The study also claimed the BCG vaccine could be a ‘game-changer’ in the fight against coronavirus
Researchers in the US claimed to have established a link between the Bacillus Calmette-Guerin (BCG) vaccine, administered to millions of Indian children soon after birth to fight tuberculosis (TB), with lower cases of Covid-19 infection.
According to a report published by The Economic Times on Thursday, the yet to be published study from the New York Institute of Technology (NYIT) states that the harshness of coronavirus impact may be linked to national policies on BCG childhood vaccination, while citing the examples of Italy and the US.
The study also claimed that the BCG vaccine could be a "game-changer" in the fight against the deadly coronavirus.
"We found that countries without universal policies of BCG vaccination, such as Italy, the Netherlands, and the United States, have been more severely affected compared to countries with universal and long-standing BCG policies," the report quoted Gonzalo Otazu, assistant professor of biomedical sciences at NYIT, who leads the research team.
The team compared BCG vaccination policies of various nations with their Covid-19 morbidity and mortality and found a "significant positive correlation" between the year when universal BCG vaccination policies were adopted and the country's mortality rate, the report said.
According to the study, a combination of reduced morbidity and mortality could make the BCG vaccination a game-changer in the fight against Covid-19.
As one of the most widely used vaccines in the world, the BCG vaccine has existed for nearly a century and has been shown to be an effective tool in preventing meningitis and disseminated TB in children, the US researchers said in the report.
The inoculation is also believed to offer broad-ranging protection against respiratory infections, which present similar symptoms to Covid-19, they said.
The study comes at a time when the US reported almost 190,000 cases with more than 4,000 deaths, Italy with 105,000 cases and over 12,000 fatalities, and the Netherlands reported more than 12,000 cases of the disease and over 1,000 deaths.
However, Indian experts in the report said they were hopeful and encouraged but it was too early to say anything.
With the world's highest TB burden, India introduced its BCG mass immunization program in 1948.
As part of the program, the BCG vaccine is administered to millions of children at birth or soon after it, the report added.
The vaccine is the live weakened form of mycobacterium bovis -- the causative agent of tuberculosis in cattle -- related to mycobacterium tuberculosis, the bacteria which causes tuberculosis in humans.
"Every small thing gives us a ray of hope. It will be premature to say anything now.
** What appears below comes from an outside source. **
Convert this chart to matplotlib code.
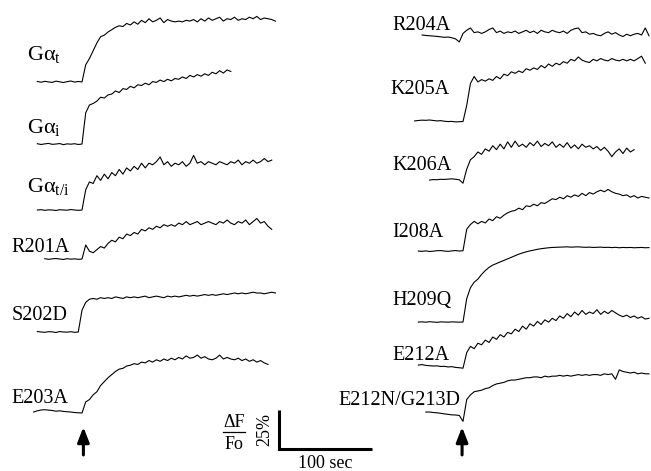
import numpy as np
import matplotlib
matplotlib.use('Agg')
import matplotlib.pyplot as plt

plt.rcParams['font.family'] = ['Liberation Serif', 'DejaVu Serif']
plt.rcParams['mathtext.fontset'] = 'custom'
plt.rcParams['mathtext.rm'] = 'Liberation Serif'
plt.rcParams['mathtext.it'] = 'Liberation Serif:italic'
plt.rcParams['mathtext.default'] = 'regular'

dt = 4  # sec between samples, stimulus (arrow) at t = 0

# ---- left column: dF/Fo in %, first sample time in sec ----
gat_t0 = -48
gat = [0.3, -0.2, 0.4, 0, -0.3, 0.5, 0.1, -0.4, 0.2, 0.6, -0.1, 0.3, 0,
       11, 15, 20, 25, 29, 30, 32, 33.5, 35, 36, 35.5, 37.5, 36.5,
       38.5, 37, 39.5, 38, 40.5, 38.5, 39.5, 41, 38, 40, 39,
       38.5, 39, 38.5, 39.5, 39, 40, 38.5, 40.5, 39, 41, 39.5, 40.5, 41.5, 39,
       40.5, 40, 41.5, 39.5, 40.5, 40, 41.5, 40.5, 42, 40, 41, 40.5, 40, 39]

gai_t0 = -48
gai = [0.2, -0.3, 0.1, 0.4, -0.2, 0, 0.3, -0.4, 0.1, -0.1, 0.2, -0.3, 0,
       20, 25, 26, 27.5, 30, 29.5, 31.5, 32, 34, 33, 35.5, 35, 37,
       36, 38, 37.5, 39, 38, 40, 39.5, 41, 40, 41.5, 40.5, 42,
       41.5, 43, 42, 44, 43, 44.5, 43.5, 45, 44, 46, 45, 47, 45.5, 47.5, 46.5]

gati_t0 = -48
gati = [0, 0.2, -0.2, 0.1, 0, -0.3, 0.2, 0, -0.1, 0.3, 0, -0.2, 0,
        13, 18, 17, 22, 19, 23, 20, 24, 22, 26, 23, 27, 25,
        28, 26, 30, 27, 30, 29, 31, 34, 29, 31, 28, 30,
        29, 31, 28, 30, 35, 30, 31, 29, 31, 30, 29, 31, 30, 29, 31, 30, 32,
        29, 31, 30, 32, 30, 31, 33, 31, 32]

r201a_t0 = -40
r201a = [0.2, -0.2, 0.1, 0.3, 0, -0.3, 0.2, -0.1, 0.1, -0.2, 0,
         9, 5, 4, 6, 8, 7, 10, 12, 11, 14, 13, 16, 15,
         17, 16, 19, 18, 20, 19, 21, 20, 22, 21, 22, 21,
         23, 22, 24, 22, 23, 24, 22, 23, 24, 23, 22, 24, 23, 25, 23, 22, 24,
         23, 25, 22, 24, 26, 23, 24, 21, 19]

s202d_t0 = -48
s202d = [0.3, 0, -0.2, 0.2, 0.1, -0.3, 0.3, 0, -0.1, 0.2, -0.2, 0,
         14, 19,
         21, 21.5, 21, 22, 21.5, 22, 21.5, 22.5, 22, 21.5, 22.5, 22,
         22.5, 22, 22.5, 23, 22, 22.5, 23, 22.5, 22, 23, 22.5, 23,
         22.5, 23, 23.5, 23, 23.5, 23, 23.5, 24, 23.5, 24, 23.5, 24, 24.5, 24,
         24.5, 25, 24.5, 25, 24.5, 25, 25.5, 25, 25, 24.5, 25, 25.5, 25]

e203a_t0 = -52
e203a = [0, 0.8, 1.3, 1.5, 1.2, 1.0, 0.5, 0.8, 0.4, 0.2, 0, -0.3, -0.5, -0.6,
         6.5, 8, 11, 13, 17, 19.5, 22, 24, 26, 27.5, 28, 29.5, 30,
         31, 30.5, 32, 31.5, 33, 32, 33.5, 32.5, 34, 33, 34.5, 33.5,
         35, 34, 36, 34.5, 35, 36.5, 34.5, 35.5, 34, 33.5, 34.5, 36.5, 34,
         35, 34, 33.5, 34.5, 33, 34, 32.5, 33.5, 32, 33, 31.5, 30.5]

# ---- right column ----
r204a_t0 = -44
r204a = [0, -0.3, -0.5, -0.7, -0.9, -1.2, -1.5, -1.3, -1.8, -2.5, -4.5, 1,
         3, 4.5, 1.5, 2, 1, 2, 3.5, 4.5, 1.5, 2.5, 1, 2, 1.5,
         2.5, 1, 2, 3, 1.5, 2.5, 1, 3, 2, 1.5, 3, 2,
         1.5, 2.5, 1, 3, 4, 4.5, 1.5, 2, 0.5, 1, 0, -0.5, 1, 2, 0.5, 1.5,
         0, -1, 0.5, -0.5, 0.5, 1, 0, 4.5, -0.5]

k205a_t0 = -52
k205a = [0, 0.3, 0.5, 0.4, 0.6, 0.3, 0, 0.2, -0.2, -0.4, -0.3, -0.6, -0.5, -0.4,
         10, 24, 28.5, 25, 26.5, 25.5, 27, 26, 28.5, 27, 30, 29, 31.5,
         30.5, 32, 31, 33.5, 32.5, 34, 33, 35.5, 34, 36.5, 35, 37,
         36, 38, 37, 39.5, 38.5, 41, 39, 38, 37.5, 39.5, 38.5, 40, 39, 38.5,
         40, 39, 38.5, 39.5, 38.5, 39.5, 38.5, 40, 41.5, 37]

k206a_t0 = -36
k206a = [0, 0.3, 0.2, 0.5, 0.4, 0.6, 0.8, 0.5, 0.2, -2,
         7, 13, 15, 18, 16.5, 20, 18.5, 22, 19.5, 23, 20, 24.5, 21,
         25, 21.5, 23, 21, 24, 22, 25, 21.5, 23.5, 22, 24.5, 21,
         23, 21, 24, 20.5, 22.5, 20, 23, 21, 22, 20, 21.5, 19, 21, 18.5,
         15, 18, 20, 17, 20.5, 18, 19.5]

i208a_t0 = -48
i208a = [0, -0.2, 0.1, -0.3, -0.1, 0.2, 0.3, 0, -0.2, 0.1, 0.3, 0, 0.2,
         14, 17, 19, 17.5, 19, 18, 20.5, 19.5, 22, 21, 23, 24.5, 25.5,
         26, 27.5, 26.5, 29, 28.5, 30, 29, 31, 30.5, 32, 33.5, 33,
         34.5, 33.5, 35.5, 34.5, 36, 35, 37, 35.5, 37.5, 36.5, 38, 39, 38,
         39.5, 38, 37, 36.5, 35.5, 36, 34.5, 35.5, 34, 35, 34.5, 34]

h209q_t0 = -48
h209q = [0, 0.1, -0.1, 0.2, 0, -0.2, 0.1, 0, -0.1, 0.1, 0, -0.1, 0,
         15, 22, 25.5, 27.5, 30.5, 33, 35, 36.5, 37.5, 38.5, 39.5, 40.5, 41.5,
         42.5, 43.5, 44.3, 45, 45.6, 46.1, 46.6, 47, 47.3, 47.6, 47.8, 47.9,
         48, 48.1, 48.2, 48, 48.1, 48.2, 48, 47.9, 48, 47.8, 47.9, 48, 47.8,
         47.9, 47.7, 47.9, 47.6, 47.8, 47.7, 47.8, 47.6, 47.7, 47.8, 47.6, 47.7]

e212a_t0 = -48
e212a = [0, 0.3, -0.2, -0.4, -0.6, -0.5, -0.9, -0.8, -1.2, -1.0, -1.5, -1.7, -2.0,
         8, 12, 10.5, 14, 13, 16, 14.5, 18, 16.5, 19.5, 18, 21, 20,
         23, 21.5, 25, 23, 26.5, 25, 28, 26, 29, 27.5, 30, 28.5,
         31.5, 30, 33, 31, 34, 32, 35, 32.5, 34, 33, 35.5, 32.5, 34.5,
         33, 35, 33.5, 32, 31, 32, 30.5, 31.5, 30, 31, 29.5, 30]

e212n_t0 = -40
e212n = [0, 0, -0.3, -0.5, -0.8, -1.2, -1.5, -1.8, -1.9, -2.2, -6,
         8, 11, 13, 13.5, 14, 15, 15.5, 17, 18, 18.5, 19, 20, 20.5,
         20.5, 21, 21.5, 22, 22, 22.5, 22.5, 22, 23, 22.5, 23, 23,
         23.5, 23, 23.5, 23, 23.5, 24, 23.5, 24, 23.5, 24, 24, 23.5, 24.5,
         24, 24.5, 21, 27, 26, 25.5, 25, 25.5, 24.5, 25, 24.5, 24.5]

bar_sec = 100
bar_pct = 25

# ---- layout ----
W, H = 651, 471
px_s = 0.93     # pixels per second
px_pct = 1.56   # pixels per percent

fig = plt.figure(figsize=(W / 100, H / 100), dpi=100)
axL = fig.add_axes([0, 0, 1, 1])
axR = fig.add_axes([0, 0, 1, 1])
axR.patch.set_alpha(0)
for ax, stim_px in ((axL, 82), (axR, 463)):
    ax.set_xlim(-stim_px / px_s, (W - stim_px) / px_s)
    ax.set_ylim(0, H / px_pct)
    ax.axis('off')

# (axes, values, t0, vertical offset %, label, label x, label y, fontsize)
traces = [
    (axL, gat, gat_t0, 249.4, r'G$\alpha_{t}$', -59, 263.5, 16),
    (axL, gai, gai_t0, 209.6, r'G$\alpha_{i}$', -59, 216.7, 16),
    (axL, gati, gati_t0, 167.3, r'G$\alpha_{t/i}$', -59, 178.8, 16),
    (axL, r201a, r201a_t0, 135.9, 'R201A', -75.5, 140.4, 14.5),
    (axL, s202d, s202d_t0, 89.1, 'S202D', -75.5, 96.8, 14.5),
    (axL, e203a, e203a_t0, 37.8, 'E203A', -75.5, 43.6, 14.5),
    (axR, r204a, r204a_t0, 279.5, 'R204A', -76.3, 282.7, 14.5),
    (axR, k205a, k205a_t0, 224.4, 'K205A', -78.5, 241.9, 14.5),
    (axR, k206a, k206a_t0, 186.5, 'K206A', -76.3, 192.9, 14.5),
    (axR, i208a, i208a_t0, 141.0, 'I208A', -76.3, 150.0, 14.5),
    (axR, h209q, h209q_t0, 95.5, 'H209Q', -76.3, 106.4, 14.5),
    (axR, e212a, e212a_t0, 67.9, 'E212A', -76.3, 71.2, 14.5),
    (axR, e212n, e212n_t0, 37.8, 'E212N/G213D', -134.4, 42.3, 14.5),
]

for ax, vals, t0, off, name, lx, ly, fs in traces:
    t = t0 + dt * np.arange(len(vals))
    ax.plot(t, np.array(vals) + off, color='k', lw=0.8)
    ax.text(lx, ly, name, fontsize=fs, ha='left', va='baseline')

# stimulus arrows
for ax, ta in ((axL, 1.5), (axR, -1)):
    ax.annotate('', xy=(ta, 28.2), xytext=(ta, 10.3),
                arrowprops=dict(arrowstyle='-|>,head_length=0.9,head_width=0.35',
                                lw=2.2, color='k', shrinkA=0, shrinkB=0))

# scale bar
sx, sy = 211.8, 14.1
axL.plot([sx, sx, sx + bar_sec], [sy + bar_pct, sy, sy], color='k', lw=2.2,
         solid_joinstyle='miter', solid_capstyle='butt', clip_on=False)
axL.text(196.8, sy + bar_pct / 2, '%d%%' % bar_pct, rotation=90, fontsize=13,
         ha='center', va='center')
axL.text(sx + bar_sec / 2, 5.0, '%d sec' % bar_sec, fontsize=13,
         ha='center', va='center')
axL.text(163.4, 31.0, 'ΔF', fontsize=13, ha='center', va='center')
axL.plot([151.6, 175.3], [25.0, 25.0], color='k', lw=0.9)
axL.text(163.4, 17.0, 'Fo', fontsize=13, ha='center', va='center')

fig.savefig('out.png', dpi=100)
But the silver lining is that the BCG vaccine has proved quite effective against the SARS infection also," Lovely Professional University (LPU)’s Senior Dean for Applied Medical Sciences Monica Gulati said in the report.
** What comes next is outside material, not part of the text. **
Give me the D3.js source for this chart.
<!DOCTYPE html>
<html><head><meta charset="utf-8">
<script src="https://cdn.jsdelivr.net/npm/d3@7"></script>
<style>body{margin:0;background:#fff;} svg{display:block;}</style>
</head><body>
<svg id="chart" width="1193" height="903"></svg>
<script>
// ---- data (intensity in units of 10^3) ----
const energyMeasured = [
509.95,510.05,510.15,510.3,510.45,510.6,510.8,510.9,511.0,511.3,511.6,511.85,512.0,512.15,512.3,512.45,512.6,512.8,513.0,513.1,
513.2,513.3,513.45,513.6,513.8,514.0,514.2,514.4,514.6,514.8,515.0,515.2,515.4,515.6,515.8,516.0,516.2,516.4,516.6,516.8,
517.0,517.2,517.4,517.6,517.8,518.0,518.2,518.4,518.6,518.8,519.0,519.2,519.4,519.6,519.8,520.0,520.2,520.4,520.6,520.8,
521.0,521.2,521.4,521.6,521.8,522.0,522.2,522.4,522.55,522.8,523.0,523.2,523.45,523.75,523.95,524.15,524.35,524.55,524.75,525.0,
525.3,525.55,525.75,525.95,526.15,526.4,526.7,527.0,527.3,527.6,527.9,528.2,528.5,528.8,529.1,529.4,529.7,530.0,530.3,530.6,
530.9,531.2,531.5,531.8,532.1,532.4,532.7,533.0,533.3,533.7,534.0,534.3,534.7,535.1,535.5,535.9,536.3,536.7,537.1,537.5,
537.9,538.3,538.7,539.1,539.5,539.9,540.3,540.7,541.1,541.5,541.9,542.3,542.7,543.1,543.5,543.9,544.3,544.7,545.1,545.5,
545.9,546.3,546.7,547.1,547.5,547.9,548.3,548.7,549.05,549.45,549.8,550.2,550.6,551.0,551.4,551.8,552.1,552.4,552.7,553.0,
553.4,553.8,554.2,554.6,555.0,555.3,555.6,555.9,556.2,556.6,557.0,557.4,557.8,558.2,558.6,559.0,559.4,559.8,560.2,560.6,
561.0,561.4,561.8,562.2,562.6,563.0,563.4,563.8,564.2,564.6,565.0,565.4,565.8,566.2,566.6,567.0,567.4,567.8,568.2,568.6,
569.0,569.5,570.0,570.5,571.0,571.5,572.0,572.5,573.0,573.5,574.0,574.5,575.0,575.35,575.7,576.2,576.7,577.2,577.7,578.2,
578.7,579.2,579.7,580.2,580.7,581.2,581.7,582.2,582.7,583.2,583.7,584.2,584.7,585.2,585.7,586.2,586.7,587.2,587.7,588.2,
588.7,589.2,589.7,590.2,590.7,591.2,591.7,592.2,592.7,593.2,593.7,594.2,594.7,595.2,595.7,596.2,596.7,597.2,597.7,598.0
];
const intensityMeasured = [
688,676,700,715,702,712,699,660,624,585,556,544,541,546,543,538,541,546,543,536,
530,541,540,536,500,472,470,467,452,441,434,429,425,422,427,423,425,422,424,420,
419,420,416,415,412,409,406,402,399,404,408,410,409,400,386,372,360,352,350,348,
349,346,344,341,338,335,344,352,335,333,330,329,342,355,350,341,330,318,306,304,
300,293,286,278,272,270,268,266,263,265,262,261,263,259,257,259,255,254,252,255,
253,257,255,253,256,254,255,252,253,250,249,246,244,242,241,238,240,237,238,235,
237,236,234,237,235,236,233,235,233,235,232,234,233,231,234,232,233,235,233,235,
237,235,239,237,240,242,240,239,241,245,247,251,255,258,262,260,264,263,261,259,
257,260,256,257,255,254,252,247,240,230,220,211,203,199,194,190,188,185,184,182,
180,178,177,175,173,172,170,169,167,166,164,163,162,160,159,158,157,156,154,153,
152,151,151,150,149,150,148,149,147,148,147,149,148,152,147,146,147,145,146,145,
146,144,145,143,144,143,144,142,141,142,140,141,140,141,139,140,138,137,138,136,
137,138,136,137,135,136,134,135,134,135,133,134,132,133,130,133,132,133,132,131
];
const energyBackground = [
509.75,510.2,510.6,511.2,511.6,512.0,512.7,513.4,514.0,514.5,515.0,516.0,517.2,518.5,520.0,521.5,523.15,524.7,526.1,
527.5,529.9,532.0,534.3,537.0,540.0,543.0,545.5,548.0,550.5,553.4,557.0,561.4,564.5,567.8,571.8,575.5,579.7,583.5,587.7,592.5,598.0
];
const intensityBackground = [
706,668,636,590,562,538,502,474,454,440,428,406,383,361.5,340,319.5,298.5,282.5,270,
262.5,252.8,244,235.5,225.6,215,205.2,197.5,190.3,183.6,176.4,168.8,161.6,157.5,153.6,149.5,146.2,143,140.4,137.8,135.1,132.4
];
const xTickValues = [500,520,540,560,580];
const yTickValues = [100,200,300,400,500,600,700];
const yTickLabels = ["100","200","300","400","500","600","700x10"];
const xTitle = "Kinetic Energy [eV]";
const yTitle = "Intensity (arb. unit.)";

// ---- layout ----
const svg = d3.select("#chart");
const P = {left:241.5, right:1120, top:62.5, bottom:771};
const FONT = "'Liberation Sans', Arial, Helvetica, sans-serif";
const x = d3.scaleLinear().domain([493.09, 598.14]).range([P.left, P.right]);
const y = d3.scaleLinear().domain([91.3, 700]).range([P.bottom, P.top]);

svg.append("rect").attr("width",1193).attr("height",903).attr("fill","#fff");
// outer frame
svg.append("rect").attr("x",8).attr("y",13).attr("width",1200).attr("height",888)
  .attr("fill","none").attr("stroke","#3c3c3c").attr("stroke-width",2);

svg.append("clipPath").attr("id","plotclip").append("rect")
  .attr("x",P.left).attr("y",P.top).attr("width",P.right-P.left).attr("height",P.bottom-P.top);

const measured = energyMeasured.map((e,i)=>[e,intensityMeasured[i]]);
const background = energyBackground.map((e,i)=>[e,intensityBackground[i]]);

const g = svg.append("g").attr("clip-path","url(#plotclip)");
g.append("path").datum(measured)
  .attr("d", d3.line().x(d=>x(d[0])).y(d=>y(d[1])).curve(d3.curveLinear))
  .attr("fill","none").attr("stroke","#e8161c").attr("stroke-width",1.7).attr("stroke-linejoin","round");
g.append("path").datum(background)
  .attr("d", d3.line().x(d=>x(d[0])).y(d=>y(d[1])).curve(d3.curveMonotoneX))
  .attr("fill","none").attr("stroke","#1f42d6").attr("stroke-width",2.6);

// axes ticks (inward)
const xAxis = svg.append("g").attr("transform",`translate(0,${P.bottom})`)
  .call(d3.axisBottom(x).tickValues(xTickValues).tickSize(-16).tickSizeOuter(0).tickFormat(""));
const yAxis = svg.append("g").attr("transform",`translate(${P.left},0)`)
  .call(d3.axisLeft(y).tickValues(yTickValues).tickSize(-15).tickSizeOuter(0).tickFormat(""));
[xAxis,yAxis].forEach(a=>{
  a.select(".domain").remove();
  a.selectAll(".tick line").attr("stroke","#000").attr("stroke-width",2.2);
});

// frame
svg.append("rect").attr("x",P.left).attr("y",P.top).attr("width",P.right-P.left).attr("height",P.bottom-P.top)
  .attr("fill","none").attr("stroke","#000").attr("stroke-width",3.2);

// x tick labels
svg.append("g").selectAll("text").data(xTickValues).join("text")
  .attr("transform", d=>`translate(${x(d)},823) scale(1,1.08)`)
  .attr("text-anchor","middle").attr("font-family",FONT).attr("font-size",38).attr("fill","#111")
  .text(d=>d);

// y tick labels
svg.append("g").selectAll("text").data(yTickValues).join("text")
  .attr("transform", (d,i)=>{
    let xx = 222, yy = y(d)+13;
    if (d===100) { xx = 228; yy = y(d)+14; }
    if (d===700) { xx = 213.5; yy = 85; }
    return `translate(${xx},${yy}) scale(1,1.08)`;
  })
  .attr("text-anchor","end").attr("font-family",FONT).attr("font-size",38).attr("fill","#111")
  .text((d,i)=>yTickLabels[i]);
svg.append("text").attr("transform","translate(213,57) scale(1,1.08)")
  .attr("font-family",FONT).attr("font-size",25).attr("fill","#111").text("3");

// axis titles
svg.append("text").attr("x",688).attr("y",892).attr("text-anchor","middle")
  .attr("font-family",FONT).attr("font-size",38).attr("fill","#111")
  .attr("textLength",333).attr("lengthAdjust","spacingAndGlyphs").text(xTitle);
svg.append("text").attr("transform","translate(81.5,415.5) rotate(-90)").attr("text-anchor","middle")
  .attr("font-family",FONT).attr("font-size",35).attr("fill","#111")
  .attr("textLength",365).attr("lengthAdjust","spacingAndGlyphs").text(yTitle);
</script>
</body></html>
"It was effective not in the sense that it was able to cure, but it was able to reduce the intensity," she added.
Saying that SARS virus was also basically a "coronated virus," Gulati further explained: "So since the current pandemic is less intense in the countries with BCG vaccine intervention and that it was effective.”
The report also quoted Rakesh Mishra, director of the CSIR-Centre for Cellular and Molecular Biology (CCMB) in Hyderabad, as saying that the NYIT findings were interesting but more scientific details were needed.
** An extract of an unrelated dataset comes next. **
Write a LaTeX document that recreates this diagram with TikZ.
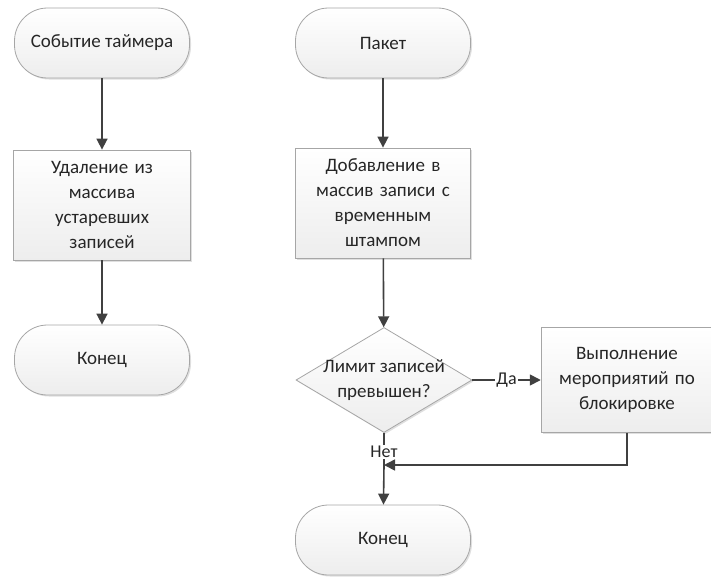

"We have come across the study, but we don't have a lot of scientific details about it. At the same time, it is interesting, but this is not something we can depend on while making policies or approaches against COVID-19," Mishra added.
The report also mentioned that the study also highlighted Australian researchers announcing plans to fast track large-scale testing to see if the BCG vaccination can protect health workers from the coronavirus.
As TB cases fell in the late 20th century, several higher-income countries in Europe dropped their universal BCG policies between 1963 and 2010.
The researchers noted that among the 180 countries with BCG data available today, 157 countries currently recommend universal BCG vaccination, the report said.
The remaining 23 countries have either stopped BCG vaccination due to a reduction in TB incidence or have traditionally favoured selective vaccination of "at-risk" groups, they added.